We spoke to the Notts student whose dissertation on sexual harassment at university went viral
‘Sexual harassment is the most common experience women share’
Since the COVID-19 pandemic meant that final year students were unable to take their dissertation photo on campus, they have been taking them at home (typically in golden hour) and posting them on social media as an alternative graduation celebration.
When Karishma Hauzare, final year Sociology and Criminology, did the same and uploaded her lockdown dissertation photos to Twitter, she never expected for them to blow up and amass 30k retweets and a whopping 200k likes.

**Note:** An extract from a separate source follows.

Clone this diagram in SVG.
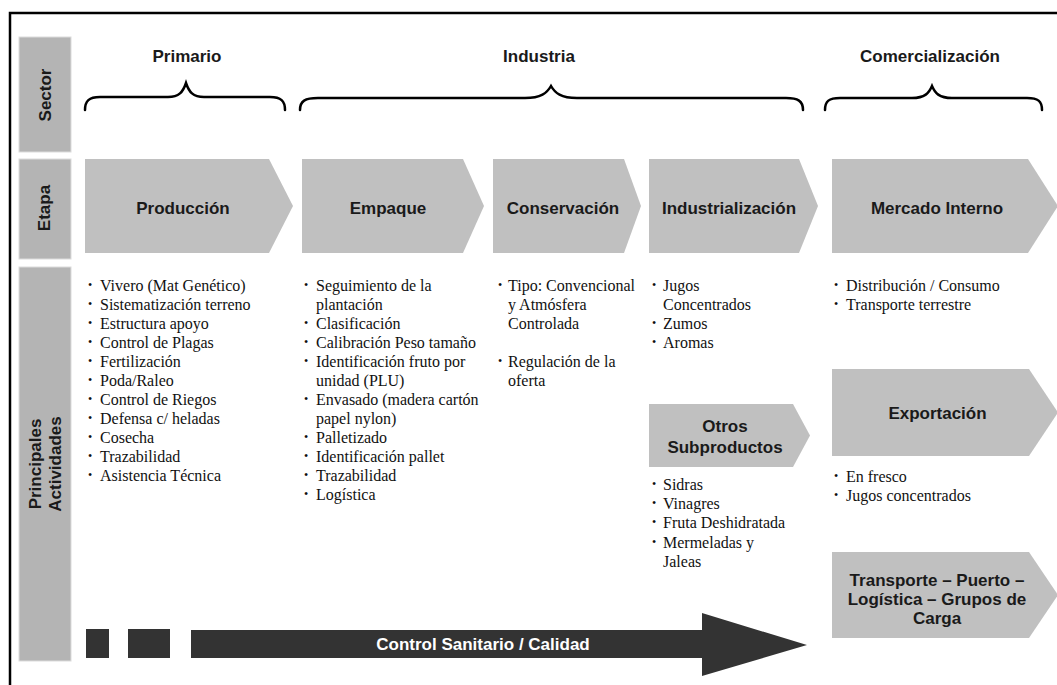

Karishma’s dissertation is entitled “‘He was trying to flirt’: An exploration of male university students’ understanding of sexual harassment.” When asked why she chose this as her dissertation topic, Karishma told The Nottingham Tab that her advisor told her to a pick a topic that made her angry, so it was an obvious decision for her to pick sexual harassment. “I wanted to explore how male university students understand sexual harassment in a male to female scenario”, Karishma told The Nottingham Tab.
Although acknowledging that men can also be the victim of sexual harassment and women the perpetrator, Karishma said: ” When talking to my female friends I felt that sexual harassment in passive and more obvious forms is just an every day occurrence, I just wanted to understand why boys felt the need to touch my lower back to move past me in a club”.
Unfortunately, despite many movements such as Me Too and protests, Karishma noted that “sexual harassment is [still] the most common experience women share”.
Karishma said that she never expected her tweet to go viral and had originally uploaded it just for her friends to see and because she was proud of her work. The majority of the feedback she received has been positive but as with anything shared on the internet, there were a few negative comments, “most of them were from men who were pointing out I had forgotten an apostrophe in my title and couldn’t let it go.”
Karishma hopes that from her dissertation and the fact its gone viral “that a conversation and sense of reflection can occur among males in general”.
She also added that she did include the initially forgotten apostrophe before officially handing in her dissertation.